The Secret History of MI6 - Keith Jeffery [154]
SIS was keen, also, to improve 48000’s position, as he had hitherto ‘never had a really good working arrangement with the U.S. authorities’. But, as Vivian explained to his colleagues in London, Liddell’s own contacts had been ‘based on the assumption that Great Britain has clean hands, so far as the U.S.A. is concerned, and that we indulge in no espionage activities whatever in the U.S.A., which, if discovered, would undoubtedly destroy mutual confidence and put an end to such liaison’. Before proceeding (and naming 48000 - by now Sir James Paget - as the primary link with the United States authorities), Liddell wanted SIS ‘to make a frank avowal of the Rutland business’, which had preoccupied both SIS and MI5 for some time. Since 1933 it had been known that Frederick Joseph Rutland, a former RAF officer and expert in naval aviation, had been working as a spy for the Japanese. Although he had been based in the USA and was working against American aviation targets, no word of this had been breathed to the Americans. 12
The Rutland case was one thing, but what Liddell did not know was that SIS was currently ‘actually engaged in air and naval espionage against the U.S.A.’. When Vivian told him this, it appears to have shocked him rigid (Liddell, Vivian noted with considerable understatement, ‘was definitely not happy’). It clearly jeopardised his existing contacts and also made it ‘quite impossible for him to sponsor 48000 as the local representative of British-American Intelligence liaison in the United States’. For SIS, therefore, as Vivian put it to his colleagues in May 1938, ‘it is for us to consider whether our Air and Naval work against the U.S.A. is of sufficient importance to maintain against the potential advantages of a satisfactory liaison’. The issue went round to the various sections in Head Office, who (though in some cases slightly grudgingly) agreed that active espionage in the USA might be stopped. The Air Section, for example, reported the Air Ministry’s opinion that collaboration had improved recently and the United States air attaché had been ‘considerably more open’. As a result, they considered that they could obtain through the attaché ‘any information which we should otherwise have got’. They additionally expressed the hope that the enhanced MI5 liaison on counter-intelligence matters might desirably develop into ‘collaboration with the Americans in obtaining information on Germany and Japan’.

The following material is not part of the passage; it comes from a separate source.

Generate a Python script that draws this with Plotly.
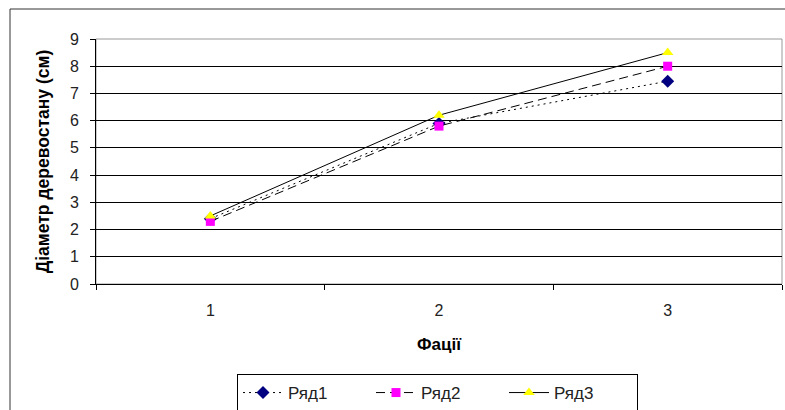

With assurances from all the sections that, in effect, it was more productive to be friends with the United States than continue to treat it as an intelligence target, on 7 June 1938 Sinclair ordered that ‘work against America is to cease as soon as possible’. ‘We hope’, wrote Vivian to Liddell, ‘that this will finally clear the way for a valuable liaison, which will not stop at the exchange of information regarding international subversive movements, but will expand into a solid Anglo-American liaison on the German and Japanese activities which threaten the interests of both countries equally.’ In fact matters moved rather slowly thereafter. During 1939 Paget began making direct contacts with the FBI and both the Army and Navy Departments, but as the international situation deteriorated, and especially after the outbreak of war on 3 September, the State Department became, as Liddell put it, ‘anxious to bottleneck everything and not to let the soldiers and policemen get loose on their own’. Accordingly, ‘in view of the delicate political situation’, Paget was ordered to restrict his contacts to the State Department.